WORK TO BE COMPLETED -
Transcribe only the part of the material below that begins at the line containing "Clone this diagram in TikZ." and ends at the line containing "at (779, 197.5)", with both kept and images left out.

LISTED RECORDS -
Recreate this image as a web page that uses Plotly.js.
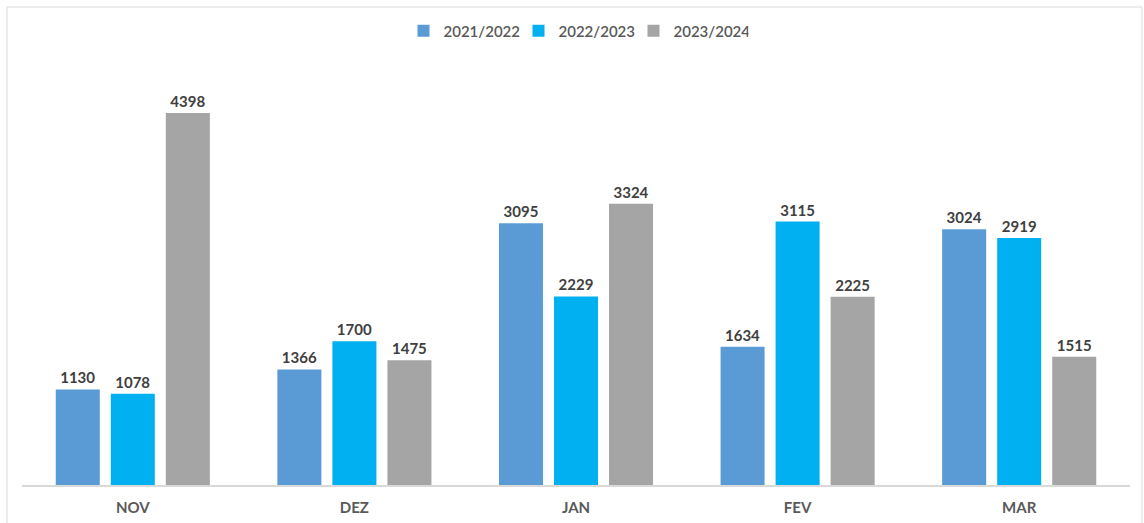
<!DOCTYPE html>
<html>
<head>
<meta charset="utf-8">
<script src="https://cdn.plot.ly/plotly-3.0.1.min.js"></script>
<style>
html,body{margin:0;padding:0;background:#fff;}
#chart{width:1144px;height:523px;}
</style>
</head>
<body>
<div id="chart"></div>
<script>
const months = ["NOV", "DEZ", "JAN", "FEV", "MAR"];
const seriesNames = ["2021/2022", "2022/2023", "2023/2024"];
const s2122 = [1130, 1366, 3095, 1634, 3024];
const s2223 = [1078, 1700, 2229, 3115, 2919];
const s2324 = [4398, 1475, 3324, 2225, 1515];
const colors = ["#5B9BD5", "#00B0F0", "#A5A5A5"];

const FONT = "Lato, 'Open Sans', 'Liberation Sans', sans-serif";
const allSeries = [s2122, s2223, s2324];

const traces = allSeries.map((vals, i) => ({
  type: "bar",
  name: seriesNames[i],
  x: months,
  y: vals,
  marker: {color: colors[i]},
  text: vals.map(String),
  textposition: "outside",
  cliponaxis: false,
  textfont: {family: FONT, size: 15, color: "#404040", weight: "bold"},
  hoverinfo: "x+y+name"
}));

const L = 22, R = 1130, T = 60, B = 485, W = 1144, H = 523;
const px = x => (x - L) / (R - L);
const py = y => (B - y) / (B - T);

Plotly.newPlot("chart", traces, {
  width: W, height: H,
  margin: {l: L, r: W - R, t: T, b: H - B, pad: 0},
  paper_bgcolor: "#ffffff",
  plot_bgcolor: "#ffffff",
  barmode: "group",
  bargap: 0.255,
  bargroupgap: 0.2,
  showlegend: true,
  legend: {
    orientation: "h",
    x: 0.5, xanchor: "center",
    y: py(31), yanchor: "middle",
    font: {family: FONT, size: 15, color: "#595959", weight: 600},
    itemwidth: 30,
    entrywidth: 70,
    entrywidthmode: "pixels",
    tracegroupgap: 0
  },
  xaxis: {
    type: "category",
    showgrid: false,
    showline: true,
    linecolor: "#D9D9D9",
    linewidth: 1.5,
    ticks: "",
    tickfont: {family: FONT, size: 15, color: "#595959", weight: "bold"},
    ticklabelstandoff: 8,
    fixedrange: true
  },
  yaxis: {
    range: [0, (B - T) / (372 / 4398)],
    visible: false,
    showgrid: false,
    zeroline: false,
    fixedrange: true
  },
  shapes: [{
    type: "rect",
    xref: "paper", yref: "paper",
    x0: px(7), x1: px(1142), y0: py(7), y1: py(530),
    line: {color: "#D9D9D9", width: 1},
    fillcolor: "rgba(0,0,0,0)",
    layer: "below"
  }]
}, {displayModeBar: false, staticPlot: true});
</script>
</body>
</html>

--

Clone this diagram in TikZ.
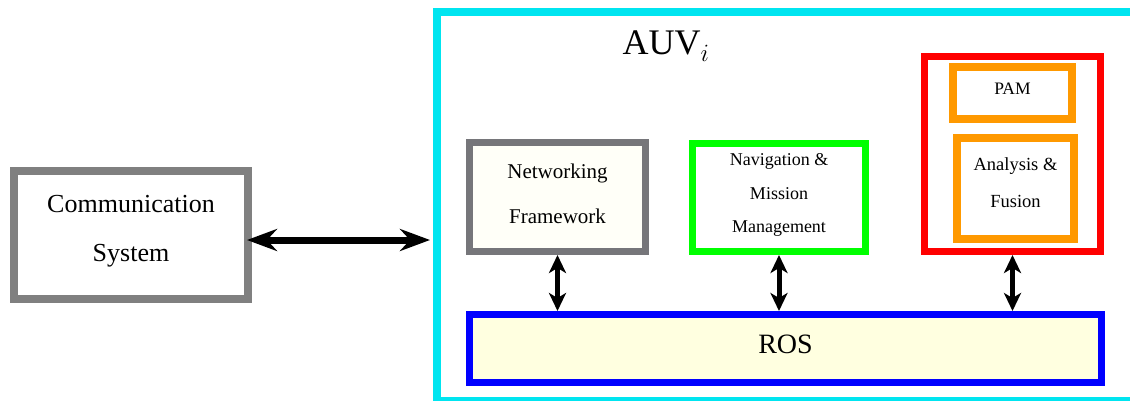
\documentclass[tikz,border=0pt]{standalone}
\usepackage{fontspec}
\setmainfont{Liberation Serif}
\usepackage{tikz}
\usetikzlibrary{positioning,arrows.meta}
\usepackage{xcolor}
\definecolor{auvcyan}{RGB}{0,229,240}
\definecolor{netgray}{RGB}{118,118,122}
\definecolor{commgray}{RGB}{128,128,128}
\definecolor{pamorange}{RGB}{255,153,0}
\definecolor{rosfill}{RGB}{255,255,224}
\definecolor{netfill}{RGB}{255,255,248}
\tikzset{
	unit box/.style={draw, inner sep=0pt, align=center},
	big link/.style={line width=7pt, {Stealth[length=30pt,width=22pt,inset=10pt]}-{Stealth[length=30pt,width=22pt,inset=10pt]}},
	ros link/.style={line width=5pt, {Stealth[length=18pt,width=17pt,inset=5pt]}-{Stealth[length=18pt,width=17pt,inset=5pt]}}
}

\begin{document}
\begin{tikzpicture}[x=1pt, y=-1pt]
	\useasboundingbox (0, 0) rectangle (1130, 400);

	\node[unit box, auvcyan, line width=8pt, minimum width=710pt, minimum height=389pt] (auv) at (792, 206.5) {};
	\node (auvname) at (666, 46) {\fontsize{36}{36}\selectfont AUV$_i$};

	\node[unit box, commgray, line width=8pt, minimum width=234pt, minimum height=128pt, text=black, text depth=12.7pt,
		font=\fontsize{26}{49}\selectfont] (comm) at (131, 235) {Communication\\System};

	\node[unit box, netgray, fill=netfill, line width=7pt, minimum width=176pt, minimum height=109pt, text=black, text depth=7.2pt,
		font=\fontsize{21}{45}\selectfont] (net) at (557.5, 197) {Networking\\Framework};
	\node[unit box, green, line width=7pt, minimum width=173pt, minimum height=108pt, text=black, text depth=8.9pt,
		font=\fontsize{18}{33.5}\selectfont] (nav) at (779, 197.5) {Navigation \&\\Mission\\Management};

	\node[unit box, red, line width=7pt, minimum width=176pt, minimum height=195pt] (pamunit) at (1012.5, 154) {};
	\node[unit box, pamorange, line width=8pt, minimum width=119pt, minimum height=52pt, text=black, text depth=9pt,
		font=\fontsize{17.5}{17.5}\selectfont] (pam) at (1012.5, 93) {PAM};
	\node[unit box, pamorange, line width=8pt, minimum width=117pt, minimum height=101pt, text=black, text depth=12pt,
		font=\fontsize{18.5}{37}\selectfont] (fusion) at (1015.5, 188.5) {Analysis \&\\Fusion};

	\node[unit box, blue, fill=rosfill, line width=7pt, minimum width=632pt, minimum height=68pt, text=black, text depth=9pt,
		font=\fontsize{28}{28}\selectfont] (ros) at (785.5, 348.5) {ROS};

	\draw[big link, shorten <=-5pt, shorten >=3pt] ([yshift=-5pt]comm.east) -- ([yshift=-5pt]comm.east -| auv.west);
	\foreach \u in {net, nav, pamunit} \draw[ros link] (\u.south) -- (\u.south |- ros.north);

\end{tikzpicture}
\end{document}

REPLY TO THE EXERCISE -
Clone this diagram in TikZ.
\documentclass[tikz,border=0pt]{standalone}
\usepackage{fontspec}
\setmainfont{Liberation Serif}
\usepackage{tikz}
\usetikzlibrary{positioning,arrows.meta}
\usepackage{xcolor}
\definecolor{auvcyan}{RGB}{0,229,240}
\definecolor{netgray}{RGB}{118,118,122}
\definecolor{commgray}{RGB}{128,128,128}
\definecolor{pamorange}{RGB}{255,153,0}
\definecolor{rosfill}{RGB}{255,255,224}
\definecolor{netfill}{RGB}{255,255,248}
\tikzset{
	unit box/.style={draw, inner sep=0pt, align=center},
	big link/.style={line width=7pt, {Stealth[length=30pt,width=22pt,inset=10pt]}-{Stealth[length=30pt,width=22pt,inset=10pt]}},
	ros link/.style={line width=5pt, {Stealth[length=18pt,width=17pt,inset=5pt]}-{Stealth[length=18pt,width=17pt,inset=5pt]}}
}

\begin{document}
\begin{tikzpicture}[x=1pt, y=-1pt]
	\useasboundingbox (0, 0) rectangle (1130, 400);

	\node[unit box, auvcyan, line width=8pt, minimum width=710pt, minimum height=389pt] (auv) at (792, 206.5) {};
	\node (auvname) at (666, 46) {\fontsize{36}{36}\selectfont AUV$_i$};

	\node[unit box, commgray, line width=8pt, minimum width=234pt, minimum height=128pt, text=black, text depth=12.7pt,
		font=\fontsize{26}{49}\selectfont] (comm) at (131, 235) {Communication\\System};

	\node[unit box, netgray, fill=netfill, line width=7pt, minimum width=176pt, minimum height=109pt, text=black, text depth=7.2pt,
		font=\fontsize{21}{45}\selectfont] (net) at (557.5, 197) {Networking\\Framework};
	\node[unit box, green, line width=7pt, minimum width=173pt, minimum height=108pt, text=black, text depth=8.9pt,
		font=\fontsize{18}{33.5}\selectfont] (nav) at (779, 197.5) {Navigation \&\\Mission\\Management};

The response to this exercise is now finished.